We don't draw schematics that way. What you've drawn is more like a wiring diagram and does little to convey circuit intent.

Some "purist" will be by momentarily to point out missing decoupling capacitors. They are assumed, as are power connections for symbols that don't have explicit pins.

There's a book called Make: Electronics by Charles Platt. He uses horrible color coded wiring diagrams that he passes off as schematics. They look like they were drawn by a child; albeit a neat one.

EDIT: this is from "Make: more Electronics". He dropped the red and blue wires.

 

We don't draw schematics that way. What you've drawn is more like a wiring diagram and does little to convey circuit intent.
View attachment 311305
Some "purist" will be by momentarily to point out missing decoupling capacitors. They are assumed, as are power connections for symbols that don't have explicit pins.

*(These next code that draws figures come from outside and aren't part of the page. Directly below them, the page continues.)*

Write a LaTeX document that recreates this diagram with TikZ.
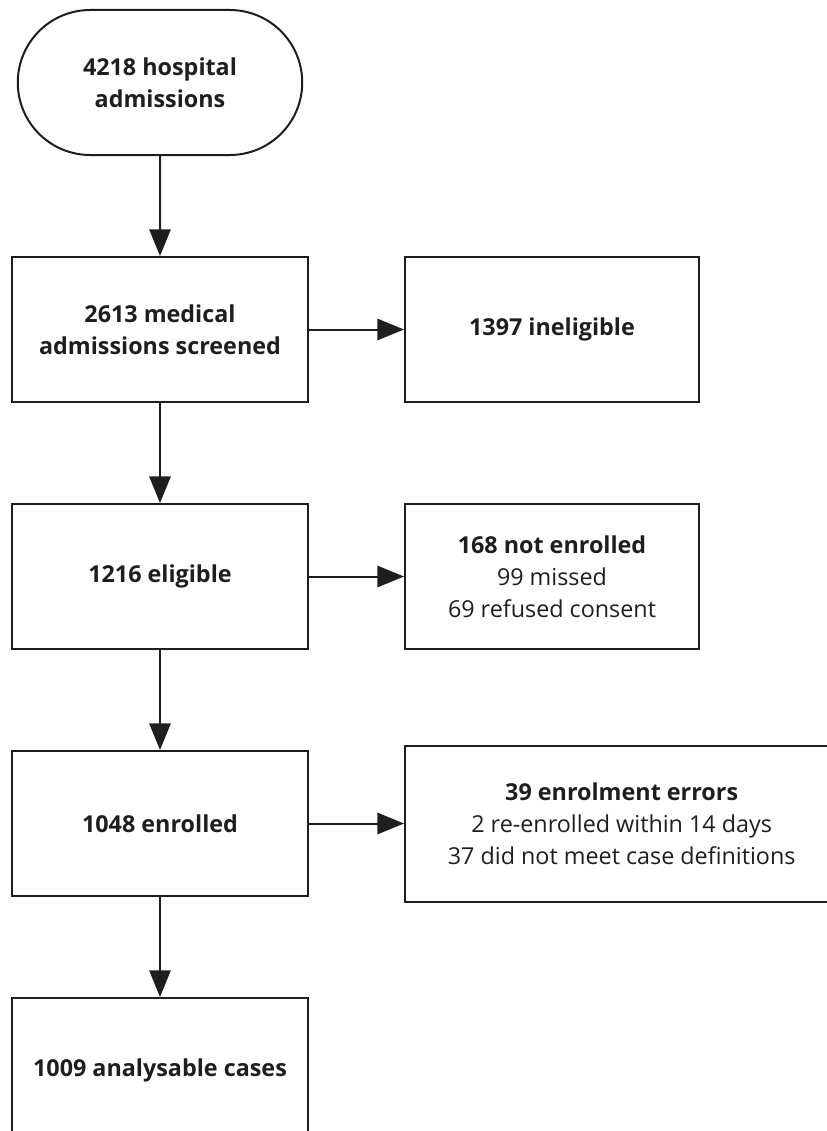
\documentclass[tikz,border=0pt]{standalone}
\usepackage{fontspec}
\setmainfont{Open Sans}
\usepackage{xcolor}
\usetikzlibrary{positioning, arrows.meta, shapes.misc}

\definecolor{ink}{HTML}{1E1E1E}

\begin{document}
\begin{tikzpicture}[
			node distance=75pt and 71.25pt,
			>={Triangle[length=20pt, width=16pt]},
			every node/.style={text=ink, font=\fontsize{17.5}{24}\selectfont},
			startbox/.style={draw=ink, line width=1.5pt, rounded rectangle, minimum width=220pt, minimum height=108.75pt, align=center},
			stepbox/.style={draw=ink, line width=1.5pt, rectangle, minimum width=222pt, minimum height=108.75pt, align=center},
			sidebox/.style={stepbox, minimum width=220.5pt}
		]
		\useasboundingbox (0,0) rectangle (620.25pt,-848.25pt);
		\clip (0,0) rectangle (620.25pt,-848.25pt);

		\node[startbox] (adm) at (120pt,-61.875pt) {\textbf{4218 hospital}\\\textbf{admissions}};
		\node[stepbox, below=of adm] (scr) {\textbf{2613 medical}\\\textbf{admissions screened}};
		\node[sidebox, right=of scr] (inel) {\textbf{1397 ineligible}};
		\node[stepbox, below=of scr] (elig) {\textbf{1216 eligible}};
		\node[sidebox, right=of elig] (notenr) {\textbf{168 not enrolled}\\99 missed\\69 refused consent};
		\node[stepbox, below=of elig] (enr) {\textbf{1048 enrolled}};
		\node[sidebox, minimum width=325pt, minimum height=117pt, right=of enr] (err) {\textbf{39 enrolment errors}\\2 re-enrolled within 14 days\\37 did not meet case definitions};
		\node[stepbox, below=of enr] (cases) {\textbf{1009 analysable cases}};

		\draw[->, draw=ink, line width=1.5pt] (adm) -- (scr);
		\draw[->, draw=ink, line width=1.5pt] (scr) -- (elig);
		\draw[->, draw=ink, line width=1.5pt] (elig) -- (enr);
		\draw[->, draw=ink, line width=1.5pt] (enr) -- (cases);
		\draw[->, draw=ink, line width=1.5pt] (scr) -- (inel);
		\draw[->, draw=ink, line width=1.5pt] (elig) -- (notenr);
		\draw[->, draw=ink, line width=1.5pt] (enr) -- (err);
	\end{tikzpicture}
\end{document}
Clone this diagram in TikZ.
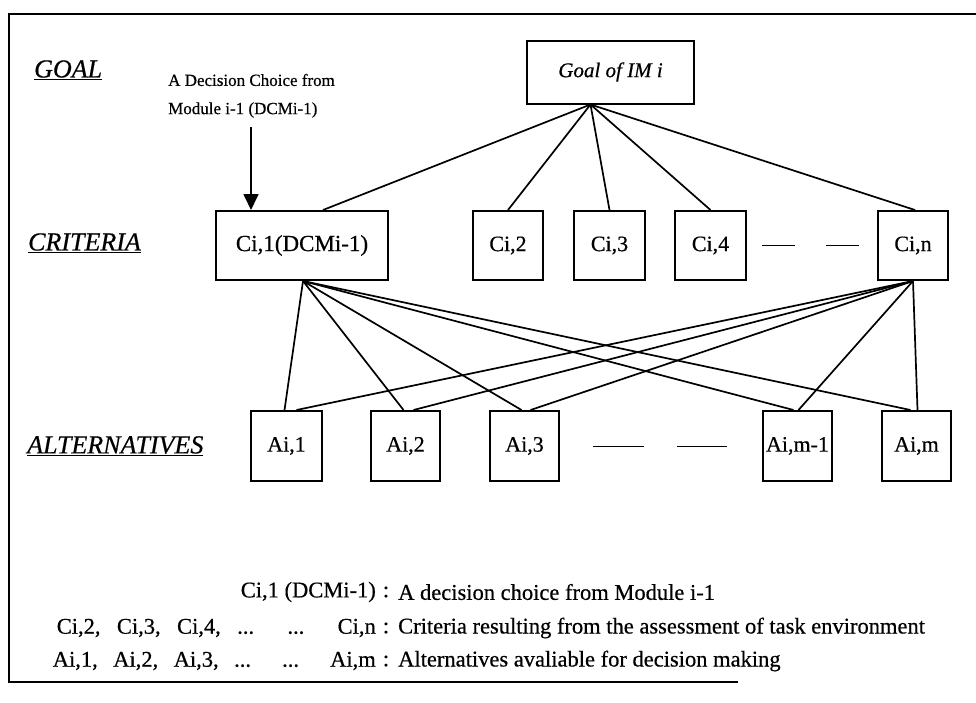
\documentclass[tikz,border=0pt]{standalone}
\usepackage{fontspec}
\setmainfont{Liberation Serif}[FakeBold=0.5]
\usetikzlibrary{arrows.meta,calc}
\begin{document}
\begin{tikzpicture}[x=1pt,y=-1pt,
  box/.style={draw,line width=2pt,inner sep=0pt,minimum height=69pt,
              font=\fontsize{22}{24}\selectfont},
  link/.style={line width=1.7pt},
  gap/.style={line width=0.8pt},
  rowlabel/.style={anchor=west,inner sep=0pt,font=\fontsize{26}{28}\selectfont\itshape},
  note/.style={inner sep=0pt,font=\fontsize{17}{19}\selectfont},
  key/.style={inner sep=0pt,font=\fontsize{22.5}{24}\selectfont}]
\useasboundingbox[fill=white] (0,0) rectangle (976,702);

% open frame
\draw[line width=2.6pt] (976,14) -- (9,14) -- (9,682) -- (738,682);

% row labels
\node[rowlabel] (lgoal) at (34,70) {\underline{GOAL}};
\node[rowlabel] (lcrit) at (28,243) {\underline{CRITERIA}};
\node[rowlabel] (lalt)  at (27,446) {\underline{ALTERNATIVES}};

% goal
\node[box,minimum width=167pt,minimum height=63pt,font=\fontsize{21}{23}\selectfont\itshape]
  (goal) at (610.5,72) {Goal of IM i};

% criteria
\node[box,minimum width=172pt,font=\fontsize{23}{25}\selectfont] (c1) at (302,245.5) {Ci,1(DCMi-1)};
\node[box,minimum width=70pt] (c2) at (508,245.5) {Ci,2};
\node[box,minimum width=71pt] (c3) at (609.5,245.5) {Ci,3};
\node[box,minimum width=71pt] (c4) at (710.5,245.5) {Ci,4};
\node[box,minimum width=70pt] (cn) at (913,245.5) {Ci,n};

% alternatives
\node[box,minimum width=71pt,minimum height=70pt] (a1) at (286.5,446) {Ai,1};
\node[box,minimum width=69pt,minimum height=70pt] (a2) at (405.5,446) {Ai,2};
\node[box,minimum width=69pt,minimum height=70pt] (a3) at (524.5,446) {Ai,3};
\node[box,minimum width=69pt,minimum height=70pt] (am1) at (797.5,446) {Ai,m-1};
\node[box,minimum width=69pt,minimum height=70pt] (am) at (916.5,446) {Ai,m};

% ellipsis dashes
\draw[gap] ($(c4.east)+(15,0)$) -- ($(c4.east)+(48,0)$);
\draw[gap] ($(cn.west)+(-51,0)$) -- ($(cn.west)+(-18,0)$);
\draw[gap] ($(a3.east)+(33,0)$) -- ($(a3.east)+(84,0)$);
\draw[gap] ($(am1.west)+(-85,0)$) -- ($(am1.west)+(-35,0)$);

% goal to criteria
\coordinate (gb) at ($(goal.south)+(-20,0)$);
\draw[link] (gb) -- ($(c1.north)+(21,0)$);
\draw[link] (gb) -- (c2.north);
\draw[link] (gb) -- (c3.north);
\draw[link] (gb) -- (c4.north);
\draw[link] (gb) -- ($(cn.north)+(2,0)$);

% criteria to alternatives
\coordinate (c1b) at ($(c1.south)+(1,0)$);
\coordinate (cnb) at (cn.south);
\draw[link] (c1b) -- ($(a1.north)+(-2,0)$);
\draw[link] (c1b) -- ($(a2.north)+(-2,0)$);
\draw[link] (c1b) -- ($(a3.north)+(-3,0)$);
\draw[link] (c1b) -- ($(am1.north)+(-4,0)$);
\draw[link] (c1b) -- ($(am.north)+(-6,0)$);
\draw[link] (cnb) -- ($(a1.north)+(10,0)$);
\draw[link] (cnb) -- ($(a2.north)+(8,0)$);
\draw[link] (cnb) -- ($(a3.north)+(6,0)$);
\draw[link] (cnb) -- ($(am1.north)+(1,0)$);
\draw[link] (cnb) -- ($(am.north)+(1,0)$);

% decision choice annotation
\node[note,anchor=west] (dc1) at (168,80) {A Decision Choice from};
\node[note,anchor=west] (dc2) at (168,110) {Module i-1 (DCMi-1)};
\coordinate (arrtop) at (251,127);
\draw[link,-{Triangle[length=16pt,width=15pt]}] (arrtop) -- (arrtop |- c1.north);

% legend
\node[key,anchor=east] (k1) at (376,592) {Ci,1 (DCMi-1)};
\node[key] (k1c) at (386,592) {:};
\node[key,anchor=west] (k1t) at (398,592) {A decision choice from Module i-1};
\node[key,anchor=east] (k2) at (376,628) {\makebox[319pt][s]{Ci,2, Ci,3, Ci,4, ... ... Ci,n}};
\node[key] (k2c) at (386,628) {:};
\node[key,anchor=west] (k2t) at (398,628) {Criteria resulting from the assessment of task environment};
\node[key,anchor=east] (k3) at (376,661) {\makebox[323pt][s]{Ai,1, Ai,2, Ai,3, ... ... Ai,m}};
\node[key] (k3c) at (386,661) {:};
\node[key,anchor=west] (k3t) at (398,661) {Alternatives avaliable for decision making};
\end{tikzpicture}
\end{document}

There's a book called Make: Electronics by Charles Platt. He uses horrible color coded wiring diagrams that he passes off as schematics. They look like they were drawn by a child; albeit a neat one.

EDIT: this is from "Make: more Electronics". He dropped the red and blue wires.
View attachment 311307

This is great! Thanks!

The LM350 has .1 uF, 1 uF, and 1,000 uF filter capacitors on the IC input. Is that overkill? It doesn’t seem to hurt anything.

The 10 ohm resistor in series with the output makes the current steady at .125 amp.

Man don’t show this to my girlfriend. It looks like a fire hazard. I bet it violates one of her HOA rules.

 

The LM350 has .1 uF, 1 uF, and 1,000 uF filter capacitors on the IC input. Is that overkill? It doesn’t seem to hurt anything.

1000uF is overkill. If the input is a switching regulator rated at several amps, it probably won't cause problems. Otherwise, you might be concerned about the initial charging current.

If you use pliers to rotate the leads of devices in TO-220, it'll be easier on the breadboard sockets. I twist them right at the standoff portion:

I use two pairs of needle nose pliers. One to support the standoffs and the other to twist the leads.

Lead diameter on the power resistor is probably a bit more than the breadboard was designed for.

 

1000uF is overkill. If the input is a switching regulator rated at several amps, it probably won't cause problems. Otherwise, you might be concerned about the initial charging current.

If you use pliers to rotate the leads of devices in TO-220, it'll be easier on the breadboard sockets. I twist them right at the standoff portion:
View attachment 311311
I use two pairs of needle nose pliers. One to support the standoffs and the other to twist the leads.

Lead diameter on the power resistor is probably a bit more than the breadboard was designed for.

Thank you!

 

It works! Yay!

I used a green LED to indicate full charge voltage. The red LED is just a “power on” indicator.



Now to add a yellow LED to indicate that the battery is still charging. I am wondering if I can adapt the part of this circuit with the 4011 NAND gate based flip flop to switch between a yellow LED (charging) and a green LED (fully charged) indicator.

https://www.electronicsmaker.com/em/admin/pdf/construction/TEMPERATURE CONTROLLED BATTERY CHARGER.pdf

The CD4011 is rated at 20VDC maximum supply voltage. My supply voltage is 19.56 VDC. That’s just under the max voltage for the 4011 IC. Too close. I guess I could put a 12 volt voltage regulator into the circuit to lower the voltage to the 4011, but that is adding a lot of complexity just to add one more LED indicator light to the circuit.

Wait! I can just add a second LM311 for the yellow LED! Just with the inputs backwards! I think…

 

and 1,000 uF filter capacitors on the IC input. Is that overkill? It doesn’t seem to hurt anything.

There will be ripple coming from the switching regulator, so I wouldn't remove the cap, especially if you add more IC's. Just reduce its value to maybe 470uf.